As such, I think your enumeration isn't quite accurate. Prior definitions of
wealth only became impossible to obtain if you didn't have enough money. You
cite land, certain notables in our own government owe much of their empire to
land (real estate.) While there certainly is a transferrance of many
technological goods via progress, key pillars such as social connections and
leisure time continue to be significant carriers of value, and as you say,
potentially become more difficult to obtain.

If health care, education, housing, become marginalized, I don't believe it's
as an anachronism, but out of unavailability, and new social signifiers will
inevitably emerge out of our very animal nature, but within our new price
range, and not out of lack of want for "more traditional luxuries". (to cite
anecdata, the number of peers who are at peace with their housing/commute/work
life situations, increasing inversely corresponding to pay)

------
imtringued
Honestly the problem doesn't appear to be very complicated.

Basically people primarily buy stocks (maybe housing too?) not for the income
they produce but for the price gains of the stock itself.

The goal of the central bank is to meet it's inflation target by injecting
money into the economy via policies like QE. The stocks rise in price as
intended and therefore the yield decreased.
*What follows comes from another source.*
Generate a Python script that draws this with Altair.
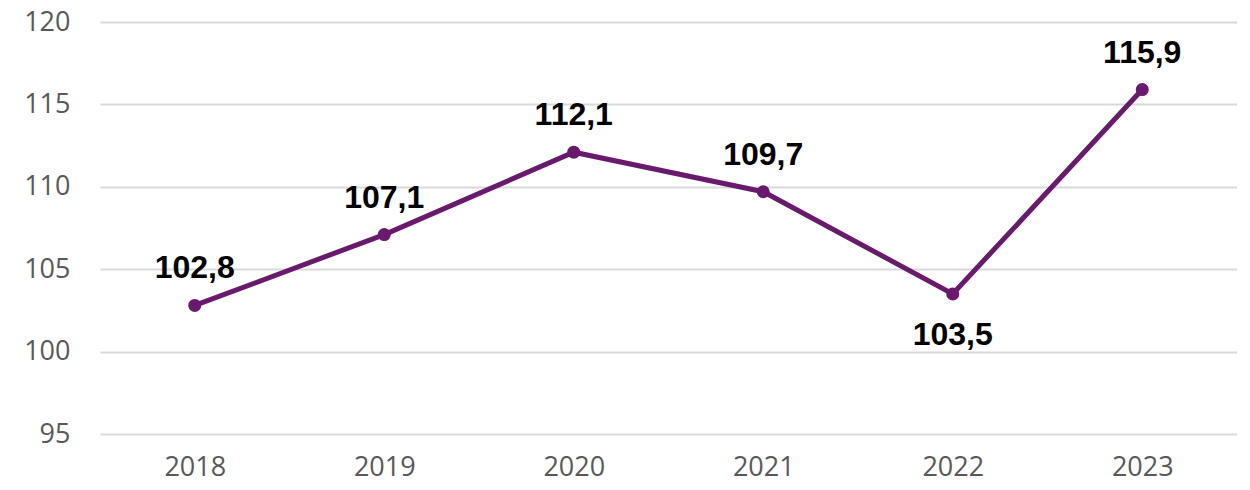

What was not expected is that the
stock owners do not care about the low yield because the capital gains caused
by QE outweigh the comparatively low dividend payments (in some cases none at
all).

So why not tax capital gains more and dividend payments less?

Capital gains happen whenever anyone (central bank or other investors) buys
stocks for more than you bought, the profits are not bounded by the success of
the company.

Dividend payments however always have to be paid out by the company based on
how much profit it made and therefore they are independent of the share price.
A stock with low yields is unattractive and therefore gets sold to buy a stock
with higher yields.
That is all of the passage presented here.